CAMDEN – (Special) – About 20 witness have been subpoenaed by the prosecution in the trail here in which a former school superintendent is charged with destroying his school by fire back in 1956.
Edward W. Shingler, in a five-times postponed trail before Kershaw County criminal court, pleaded innocent to “unlawfully buring of a building” and “breach of trust” when the case was finally called at 11 a.m.
Judge George Gregory of Chester is on the bench for this court session. Clerk of Court W. Edward Ogburn read the charges against Shingler, to which he replied emphatically, “not guilty.”
Little of the testimony heard Thursday by the first two state’s witnesses was allowed on the record. Both prosecution and defense attorneys vigorously protested various statements and the judge ruled in almost each instance that statements be stricken.

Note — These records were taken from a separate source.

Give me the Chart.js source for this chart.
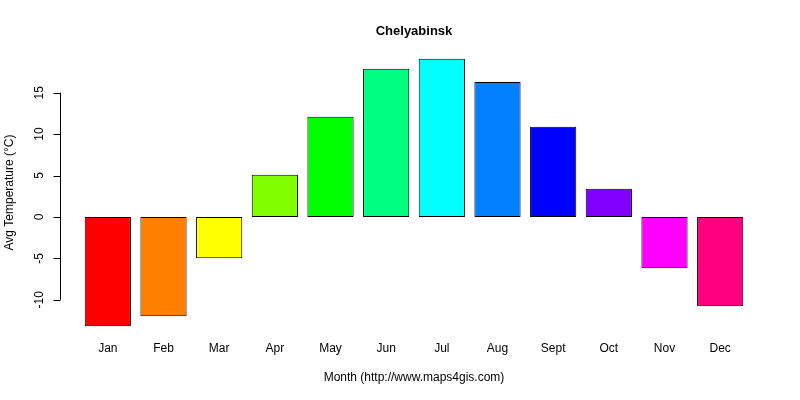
<!DOCTYPE html>
<html><head><meta charset="utf-8">
<script src="https://cdn.jsdelivr.net/npm/chart.js@4/dist/chart.umd.min.js"></script>
<style>html,body{margin:0;background:#fff}#wrap{width:800px;height:400px}</style>
</head><body><div id="wrap"><canvas id="c"></canvas></div>
<script>
const months = ['Jan','Feb','Mar','Apr','May','Jun','Jul','Aug','Sept','Oct','Nov','Dec'];
const temps = [-13.2,-12.0,-5.0,5.1,12.1,17.9,19.1,16.3,10.9,3.4,-6.2,-10.8];
const colors = ['#FF0000','#FF8000','#FFFF00','#80FF00','#00FF00','#00FF80','#00FFFF','#0080FF','#0000FF','#8000FF','#FF00FF','#FF0080'];
const yTicks = [-10,-5,0,5,10,15];
const FONT = '12px "Liberation Sans", Arial, sans-serif';

// R-style axes, labels and titles
const rAxes = {
  id: 'rAxes',
  afterDraw(chart) {
    const ctx = chart.ctx, y = chart.scales.y, x = chart.scales.x, a = chart.chartArea;
    ctx.save();
    ctx.strokeStyle = '#000'; ctx.fillStyle = '#000'; ctx.lineWidth = 1;
    const ax = 60.5;
    ctx.beginPath();
    ctx.moveTo(ax, y.getPixelForValue(yTicks[0]));
    ctx.lineTo(ax, y.getPixelForValue(yTicks[yTicks.length - 1]));
    yTicks.forEach(t => {
      const py = Math.round(y.getPixelForValue(t)) + 0.5;
      ctx.moveTo(ax, py); ctx.lineTo(ax - 7, py);
    });
    ctx.stroke();
    ctx.font = FONT; ctx.textAlign = 'center'; ctx.textBaseline = 'middle';
    yTicks.forEach(t => {
      ctx.save();
      ctx.translate(40, y.getPixelForValue(t));
      ctx.rotate(-Math.PI / 2);
      ctx.fillText(String(t), 0, 0);
      ctx.restore();
    });
    months.forEach((m, i) => ctx.fillText(m, x.getPixelForValue(i), 349));
    const cx = (a.left + a.right) / 2;
    ctx.fillText('Month (http://www.maps4gis.com)', cx, 378);
    ctx.save();
    ctx.translate(10, (a.top + a.bottom) / 2);
    ctx.rotate(-Math.PI / 2);
    ctx.fillText('Avg Temperature (°C)', 0, 0);
    ctx.restore();
    ctx.font = 'bold 13px "Liberation Sans", Arial, sans-serif';
    ctx.fillText('Chelyabinsk', cx, 31);
    ctx.restore();
  }
};

new Chart(document.getElementById('c'), {
  type: 'bar',
  data: { labels: months, datasets: [{
    data: temps, backgroundColor: colors, borderColor: '#000', borderWidth: 1,
    borderSkipped: false, barPercentage: 0.83, categoryPercentage: 1
  }]},
  options: {
    responsive: true, maintainAspectRatio: false, animation: false,
    layout: { padding: { left: 80, right: 52, top: 48, bottom: 63 } },
    plugins: { legend: { display: false }, tooltip: { enabled: false } },
    scales: {
      x: { display: false },
      y: { display: false, min: -14.5, max: 20.4 }
    }
  },
  plugins: [rAxes]
});
</script></body></html>
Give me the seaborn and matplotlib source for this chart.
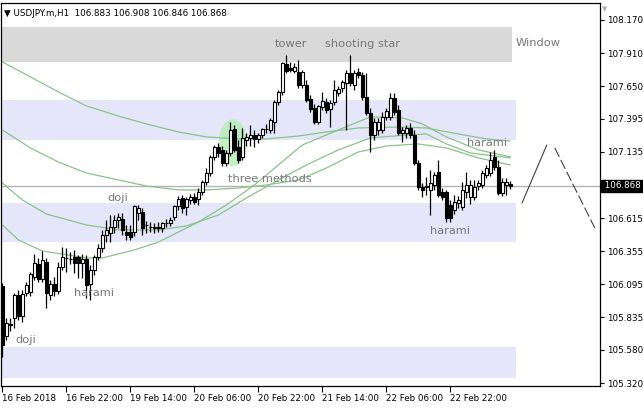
import matplotlib
matplotlib.use("Agg")
import matplotlib.pyplot as plt
import matplotlib.transforms as mtransforms
from matplotlib.patches import Ellipse
import numpy as np
import seaborn as sns

# hourly candles, USDJPY H1, 16 Feb 2018 06:00 onwards
opens = [106.082, 105.689, 105.776, 105.831, 106.011, 105.846, 106.027, 106.035, 106.153, 106.255,
         106.137, 106.270, 106.011, 106.098, 106.043, 106.231, 106.304, 106.296, 106.310, 106.310,
         106.262, 106.294, 106.098, 106.208, 106.310, 106.380, 106.482, 106.498, 106.545, 106.600,
         106.608, 106.506, 106.506, 106.506, 106.655, 106.663, 106.561, 106.545, 106.545, 106.537,
         106.537, 106.576, 106.576, 106.624, 106.710, 106.773, 106.702, 106.757, 106.781, 106.765,
         106.820, 106.898, 106.969, 107.095, 107.173, 107.150, 107.047, 107.126, 107.314, 107.173,
         107.095, 107.228, 107.244, 107.267, 107.236, 107.267, 107.314, 107.307, 107.369, 107.526,
         107.605, 107.825, 107.793, 107.770, 107.762, 107.660, 107.660, 107.550, 107.479, 107.369,
         107.487, 107.526, 107.471, 107.526, 107.597, 107.636, 107.675, 107.754, 107.660, 107.762,
         107.738, 107.566, 107.440, 107.267, 107.307, 107.307, 107.409, 107.409, 107.558, 107.464,
         107.283, 107.283, 107.322, 107.267, 107.047, 106.859, 106.859, 106.836, 106.875, 106.977,
         106.820, 106.820, 106.718, 106.679, 106.733, 106.702, 106.820, 106.781, 106.781, 106.867,
         106.875, 106.953, 106.969, 107.095, 107.016, 106.812, 106.875, 106.883]
highs = [106.105, 105.831, 105.831, 106.027, 106.051, 106.051, 106.113, 106.192, 106.333, 106.302,
         106.357, 106.302, 106.129, 106.153, 106.270, 106.388, 106.380, 106.349, 106.365, 106.325,
         106.333, 106.325, 106.247, 106.325, 106.412, 106.522, 106.600, 106.639, 106.639, 106.655,
         106.655, 106.561, 106.561, 106.718, 106.718, 106.694, 106.592, 106.584, 106.576, 106.584,
         106.584, 106.608, 106.624, 106.718, 106.788, 106.796, 106.781, 106.804, 106.812, 106.851,
         106.914, 107.008, 107.110, 107.189, 107.204, 107.181, 107.150, 107.369, 107.346, 107.228,
         107.322, 107.283, 107.346, 107.307, 107.283, 107.322, 107.354, 107.401, 107.542, 107.621,
         107.840, 107.895, 107.840, 107.832, 107.856, 107.778, 107.699, 107.581, 107.511, 107.503,
         107.605, 107.558, 107.542, 107.699, 107.652, 107.699, 107.778, 107.895, 107.778, 107.793,
         107.762, 107.754, 107.479, 107.401, 107.401, 107.448, 107.479, 107.597, 107.597, 107.503,
         107.330, 107.346, 107.361, 107.307, 107.071, 106.890, 106.938, 106.993, 106.977, 107.071,
         106.851, 106.836, 106.757, 106.796, 106.788, 106.898, 106.977, 106.914, 106.914, 106.914,
         106.993, 107.032, 107.134, 107.150, 107.071, 106.930, 106.930, 106.908]
lows = [105.525, 105.658, 105.729, 105.752, 105.815, 105.799, 106.003, 106.003, 106.129, 106.113,
        106.113, 105.909, 105.972, 106.003, 106.019, 106.208, 106.192, 106.255, 106.184, 106.145,
        106.145, 105.988, 105.972, 106.168, 106.286, 106.349, 106.427, 106.427, 106.498, 106.537,
        106.482, 106.443, 106.443, 106.474, 106.600, 106.482, 106.498, 106.506, 106.498, 106.506,
        106.506, 106.545, 106.553, 106.600, 106.679, 106.655, 106.639, 106.726, 106.726, 106.718,
        106.796, 106.875, 106.945, 107.071, 107.095, 107.024, 107.024, 107.102, 107.134, 107.047,
        107.071, 107.181, 107.181, 107.173, 107.204, 107.244, 107.283, 107.283, 107.283, 107.503,
        107.581, 107.754, 107.762, 107.754, 107.636, 107.636, 107.526, 107.448, 107.354, 107.354,
        107.464, 107.440, 107.330, 107.503, 107.573, 107.605, 107.307, 107.652, 107.621, 107.715,
        107.542, 107.424, 107.134, 107.228, 107.267, 107.283, 107.385, 107.385, 107.424, 107.267,
        107.212, 107.244, 107.244, 107.032, 106.836, 106.781, 106.796, 106.639, 106.836, 106.781,
        106.757, 106.584, 106.584, 106.647, 106.694, 106.679, 106.773, 106.726, 106.757, 106.836,
        106.851, 106.930, 106.945, 106.993, 106.796, 106.788, 106.796, 106.846]
closes = [105.619, 105.791, 105.784, 106.011, 105.846, 106.019, 106.090, 106.176, 106.262, 106.137,
          106.286, 106.027, 106.098, 106.043, 106.231, 106.310, 106.302, 106.294, 106.262, 106.262,
          106.294, 106.090, 106.208, 106.310, 106.380, 106.482, 106.522, 106.545, 106.600, 106.624,
          106.522, 106.482, 106.467, 106.710, 106.694, 106.537, 106.559, 106.543, 106.537, 106.545,
          106.576, 106.578, 106.600, 106.710, 106.765, 106.694, 106.765, 106.781, 106.741, 106.820,
          106.898, 106.969, 107.095, 107.173, 107.126, 107.047, 107.126, 107.307, 107.150, 107.071,
          107.244, 107.252, 107.267, 107.236, 107.267, 107.314, 107.316, 107.385, 107.526, 107.605,
          107.832, 107.770, 107.778, 107.801, 107.660, 107.762, 107.542, 107.471, 107.369, 107.495,
          107.534, 107.464, 107.518, 107.621, 107.628, 107.683, 107.754, 107.675, 107.754, 107.738,
          107.566, 107.440, 107.267, 107.369, 107.369, 107.409, 107.456, 107.558, 107.448, 107.283,
          107.307, 107.322, 107.267, 107.047, 106.859, 106.836, 106.867, 106.890, 106.953, 106.796,
          106.781, 106.616, 106.616, 106.741, 106.757, 106.836, 106.875, 106.875, 106.859, 106.890,
          106.969, 107.008, 107.071, 107.016, 106.812, 106.898, 106.898, 106.868]

time_label_bars = [0, 16, 32, 48, 64, 80, 96, 112]
time_labels = ["16 Feb 2018", "16 Feb 22:00", "19 Feb 14:00", "20 Feb 06:00",
               "20 Feb 22:00", "21 Feb 14:00", "22 Feb 06:00", "22 Feb 22:00"]
price_ticks = [108.170, 107.910, 107.650, 107.395, 107.135, 106.615,
               106.355, 106.095, 105.835, 105.580, 105.320]
last_price = 106.868
title_text = "\u25bc USDJPY.m,H1  106.883 106.908 106.846 106.868"

# moving averages at a few bars
ma_a_bars = [0, 7, 14, 21, 29, 36, 44, 51, 59, 66, 74, 81, 89, 99, 106, 114, 121, 127]
ma_a = [107.840, 107.723, 107.605, 107.495, 107.416, 107.354, 107.291, 107.252, 107.236,
        107.236, 107.259, 107.291, 107.322, 107.330, 107.322, 107.275, 107.236, 107.220]
ma_b_bars = [0, 7, 14, 21, 29, 36, 44, 51, 59, 66, 74, 81, 89, 96, 104, 111, 119, 127]
ma_b = [107.307, 107.165, 107.055, 106.969, 106.914, 106.867, 106.836, 106.836, 106.851,
        106.875, 106.914, 107.008, 107.134, 107.181, 107.197, 107.165, 107.087, 107.032]
ma_c_bars = [0, 5, 11, 21, 29, 39, 46, 54, 61, 69, 76, 84, 92, 101, 106, 111, 117, 127]
ma_c = [106.890, 106.757, 106.647, 106.561, 106.522, 106.522, 106.553, 106.639, 106.773,
        106.914, 107.032, 107.150, 107.244, 107.267, 107.275, 107.197, 107.126, 107.087]
ma_d_bars = [0, 4, 10, 21, 25, 33, 39, 49, 56, 63, 69, 75, 84, 92, 100, 105, 111, 119, 127]
ma_d = [106.561, 106.443, 106.357, 106.302, 106.302, 106.365, 106.427, 106.584, 106.718,
        106.875, 107.032, 107.189, 107.307, 107.409, 107.401, 107.354, 107.252, 107.150, 107.095]

# price zones (top, bottom, last bar)
window_zone = (108.115, 107.840, 127)
blue_zones_top = [107.542, 106.733, 105.603]
blue_zones_bottom = [107.228, 106.427, 105.360]
blue_zone_end = 128

forecast_up_bars = [129.9, 136.1]
forecast_up = [106.733, 107.189]
forecast_down_bars = [138.1, 148.1]
forecast_down = [107.165, 106.537]

sns.set_theme(style="white")
plt.rcParams["font.family"] = ["DejaVu Sans"]

W, H = 643, 408
fig = plt.figure(figsize=(W / 100, H / 100), dpi=100)
ax = fig.add_axes([0.5 / W, (H - 386) / H, 599.5 / W, 383 / H])
ax.set_facecolor("white")

# zones
ax.fill_between([-1, window_zone[2] + 0.4], window_zone[1], window_zone[0],
                color="#d9d9d9", lw=0, zorder=0)
for top, bot in zip(blue_zones_top, blue_zones_bottom):
    ax.fill_between([-1, blue_zone_end + 0.4], bot, top, color="#e6e6fa", lw=0, zorder=0)

# highlight of three methods
ax.add_patch(Ellipse((57.6, 107.205), 7.0, 0.37, facecolor="#b4eeb4", edgecolor="none",
                     alpha=0.8, zorder=1))

# current price line
ax.axhline(last_price, color="#b4b4b4", lw=1, zorder=1)

# moving averages
ma_color = "#88c488"
for xs, ys in [(ma_a_bars, ma_a), (ma_b_bars, ma_b), (ma_c_bars, ma_c), (ma_d_bars, ma_d)]:
    sns.lineplot(x=xs, y=ys, ax=ax, color=ma_color, lw=0.9, legend=False, zorder=2)

# candles
x = np.arange(len(closes))
o = np.array(opens)
c = np.array(closes)
ax.vlines(x, lows, highs, color="black", lw=0.9, zorder=3)
up = c >= o
body_h = np.maximum(np.abs(c - o), 0.002)
body_b = np.minimum(o, c)
ax.bar(x[up], body_h[up], bottom=body_b[up], width=0.72, color="white",
       edgecolor="black", linewidth=0.8, zorder=4)
ax.bar(x[~up], body_h[~up], bottom=body_b[~up], width=0.72, color="black",
       edgecolor="black", linewidth=0.8, zorder=4)

# forecast sketch
ax.plot(forecast_up_bars, forecast_up, color="#404040", lw=0.8, zorder=3)
ax.plot(forecast_down_bars, forecast_down, color="#404040", lw=0.8,
        dashes=(9, 3), zorder=3)

# pattern labels
lab_kw = dict(color="#777777", fontsize=8.2, ha="center", va="center", zorder=5)
ax.text(72.2, 107.982, "tower", **lab_kw)
ax.text(89.9, 107.982, "shooting star", **lab_kw)
ax.text(133.9, 107.989, "Window", **lab_kw)
ax.text(121.2, 107.204, "harami", **lab_kw)
ax.text(66.9, 106.922, "three methods", **lab_kw)
ax.text(28.9, 106.773, "doji", **lab_kw)
ax.text(22.9, 106.027, "harami", **lab_kw)
ax.text(111.9, 106.514, "harami", **lab_kw)
ax.text(5.9, 105.658, "doji", **lab_kw)

ax.text(0.006, 0.985, title_text, transform=ax.transAxes, fontsize=6.3,
        color="black", ha="left", va="top", zorder=6)

ax.set_xlim(-0.475, 149.4)
ax.set_ylim(105.297, 108.303)

ax.yaxis.tick_right()
ax.set_yticks(price_ticks)
ax.set_yticklabels([f"{p:.3f}" for p in price_ticks])
ax.set_xticks(time_label_bars)
ax.set_xticklabels(time_labels)
for t in ax.get_xticklabels():
    t.set_horizontalalignment("left")
ax.tick_params(axis="y", direction="out", length=3, width=0.8, pad=2,
               labelsize=6.3, colors="black", right=True, left=False)
ax.tick_params(axis="x", direction="out", length=4, width=0.8, pad=2,
               labelsize=6.3, colors="black", bottom=True)
ax.set_xlabel("")
ax.set_ylabel("")
ax.grid(False)
for s in ax.spines.values():
    s.set_color("black")
    s.set_linewidth(0.9)

# last price tag on the price scale
trans = mtransforms.blended_transform_factory(ax.transAxes, ax.transData)
ax.text(1.0, last_price, " 106.868", transform=trans + mtransforms.ScaledTranslation(2 / 100, 0, fig.dpi_scale_trans),
        fontsize=6.3, color="white", ha="left", va="center", clip_on=False,
        bbox=dict(boxstyle="square,pad=0.15", fc="black", ec="black"))
ax.text(1.0, 1.0, "\u25bc", transform=ax.transAxes + mtransforms.ScaledTranslation(2 / 100, -6 / 100, fig.dpi_scale_trans),
        fontsize=5, color="#b0b0b0", ha="left", va="center", clip_on=False)

fig.savefig("out.png", dpi=100, facecolor="white")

The first witness was Bob Carswell, Camden accountant who did an audit of the school’s books the day after it burned. But, when he admitted much of his information was based on statements from the defendant, his testimony did not stand.
Then Superintendent of Kershaw Schools Arthur H. Stokes took the stand. Repeatedly his answers drew complaint from the defense when it was stated most of the figures used were of personal nature to the defendant.
Blaney school, located in the edge of Kershaw County on the Camden-Columbia highway, burned to the ground in June, only a few hours after the 19545-56 graduation class had marched across the stage before a packed auditorium.
Shingler, then superintendent of the school, was arrested a few days later and charged with breach of trust. He was again arrested several weeks later and charged with the unlawful burning of the building.
A little more than two years ago, Shingler received a preliminary hearing in magistrate’s court in Camden. Magistrate Charles Blyther ruled the case to a higher court.